I do not believe that those who shout for intifada are another version of ourselves. I believe they are fascists. Scoundrels. People who, consciously or not, support a dictatorial regime (Hamas), an imperialist power (Iran), and crimes of unimaginable horror (October 7). The exact opposite of the pure souls of Be’eri and Kfar Aza.
Israel Alone warns against embracing the recent pro-Israel sentiments of the historically antisemitic European far-right, be they Hungary’s Viktor Orban or Marine Le Pen in your own country. Here in Canada, the tide of antisemitism we’re seeing is coming almost entirely from left-wing parties and left-coded institutions such as academia or organized labour. What do you say to the argument that this tide of antisemitism, more so than others, sprung from progressive corners?

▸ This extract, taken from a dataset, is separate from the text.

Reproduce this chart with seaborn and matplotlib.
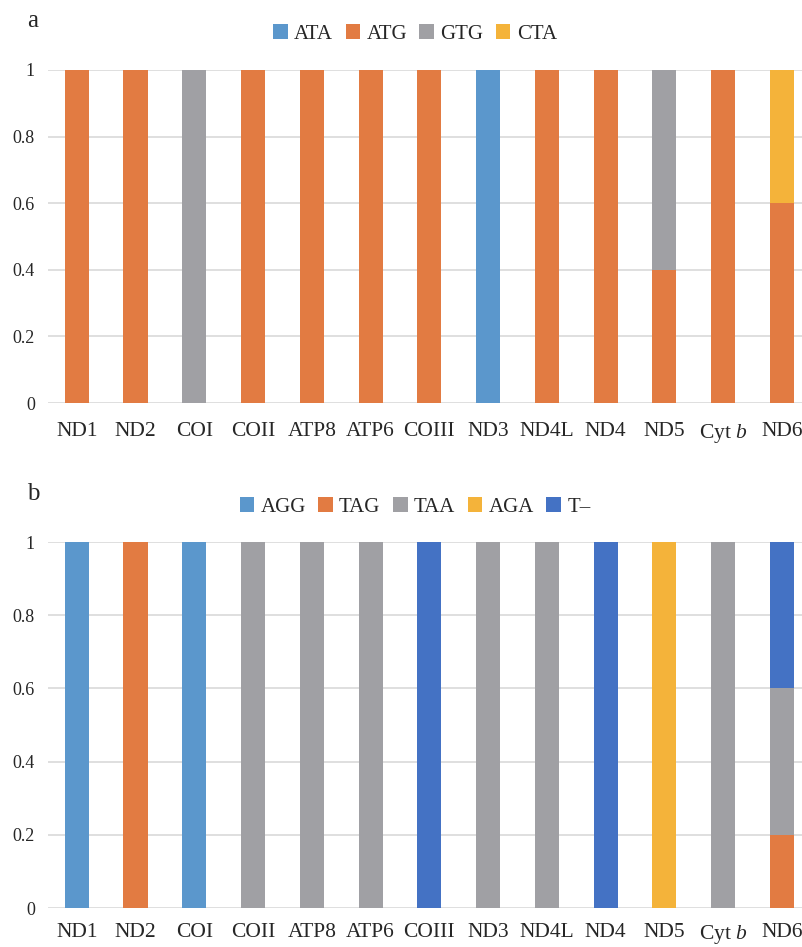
import numpy as np
import pandas as pd
import matplotlib
matplotlib.use("Agg")
import matplotlib.pyplot as plt
from matplotlib.patches import Patch
import seaborn as sns

genes = ["ND1", "ND2", "COI", "COII", "ATP8", "ATP6", "COIII", "ND3", "ND4L", "ND4", "ND5", "Cyt $\\it{b}$", "ND6"]

# Panel a: start codons
start_codons = ["ATA", "ATG", "GTG", "CTA"]
ata = [0, 0, 0, 0, 0, 0, 0, 1, 0, 0, 0, 0, 0]
atg = [1, 1, 0, 1, 1, 1, 1, 0, 1, 1, 0.4, 1, 0.6]
gtg = [0, 0, 1, 0, 0, 0, 0, 0, 0, 0, 0.6, 0, 0]
cta = [0, 0, 0, 0, 0, 0, 0, 0, 0, 0, 0, 0, 0.4]
start_colors = ["#5B97CC", "#E27B42", "#A0A0A4", "#F4B33A"]

# Panel b: stop codons
stop_codons = ["AGG", "TAG", "TAA", "AGA", "T–"]
agg = [1, 0, 1, 0, 0, 0, 0, 0, 0, 0, 0, 0, 0]
tag = [0, 1, 0, 0, 0, 0, 0, 0, 0, 0, 0, 0, 0.2]
taa = [0, 0, 0, 1, 1, 1, 0, 1, 1, 0, 0, 1, 0.4]
aga = [0, 0, 0, 0, 0, 0, 0, 0, 0, 0, 1, 0, 0]
tdash = [0, 0, 0, 0, 0, 0, 1, 0, 0, 1, 0, 0, 0.4]
stop_colors = ["#5B97CC", "#E27B42", "#A0A0A4", "#F4B33A", "#4472C4"]

yticks = [0, 0.2, 0.4, 0.6, 0.8, 1]
ytick_labels = ["0", "0.2", "0.4", "0.6", "0.8", "1"]

sns.set_style("white")
plt.rcParams["font.family"] = ["Liberation Serif", "DejaVu Serif"]
plt.rcParams["mathtext.fontset"] = "custom"
plt.rcParams["mathtext.rm"] = "Liberation Serif"
plt.rcParams["mathtext.it"] = "Liberation Serif:italic"

fig = plt.figure(figsize=(8.03, 9.47), dpi=100)
W, H = 803, 947


def make_ax(top_px, bottom_px):
    left = 48 / W
    return fig.add_axes([left, 1 - bottom_px / H, 1 - left, (bottom_px - top_px) / H])


def draw_panel(ax, names, series, colors, legend_y_px, xpad):
    cums = np.cumsum(np.array(series, dtype=float), axis=0)
    for i in range(len(series) - 1, -1, -1):
        df = pd.DataFrame({"gene": genes, "val": cums[i]})
        sns.barplot(data=df, x="gene", y="val", color=colors[i], saturation=1,
                    width=0.41, ax=ax, linewidth=0, errorbar=None)
    ax.set_ylim(0, 1)
    ax.set_xlim(-0.49, 12.36)
    ax.set_yticks(yticks)
    ax.set_yticklabels(ytick_labels, fontsize=13)
    ax.tick_params(axis="x", labelsize=15.5, length=0, pad=xpad)
    ax.tick_params(axis="y", length=0, pad=9.5)
    ax.set_xlabel("")
    ax.set_ylabel("")
    for s in ax.spines.values():
        s.set_visible(False)
    ax.yaxis.grid(True, color="#D9D9D9", linewidth=1.2)
    ax.set_axisbelow(True)
    handles = [Patch(facecolor=c, edgecolor="none", label=n) for n, c in zip(names, colors)]
    fig.legend(handles=handles, loc="center", bbox_to_anchor=(415 / W, 1 - legend_y_px / H),
               ncol=len(names), frameon=False, fontsize=15, handlelength=0.7,
               handleheight=0.7, handletextpad=0.3, columnspacing=0.6)
    return ax


ax1 = make_ax(70, 403)
draw_panel(ax1, start_codons, [ata, atg, gtg, cta], start_colors, 34, 14)
ax2 = make_ax(542, 908)
draw_panel(ax2, stop_codons, [agg, tag, taa, aga, tdash], stop_colors, 507, 11)

fig.text(27 / W, 1 - 21 / H, "a", fontsize=18, ha="left", va="center")
fig.text(27 / W, 1 - 494 / H, "b", fontsize=18, ha="left", va="center")

fig.savefig("out.png", dpi=100)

You are right. But so what? This is indeed the paradox of the Jewish fate today. To be hated by people who claim the humanist values that we ourselves invented, and to be supported by others who carry values opposed to those we have always embodied — that’s the paradox.
I know well, to answer your question specifically, that the European far right now claims to support Israel; I know they now pretend to be philosemitic. But is that how people change? Is that how a party whose DNA is deeply marked by hatred of Jews makes a historical shift? One does not break with antisemitism by decree. One does not erase the past by a simple decision of a political committee. To be a friend of Jews and of Israel requires profound work. A work of self-reflection. A work of truth and memory. These far-right movements, in Europe and in the United States, have not done this work. This only makes Israel’s solitude all the more terrible.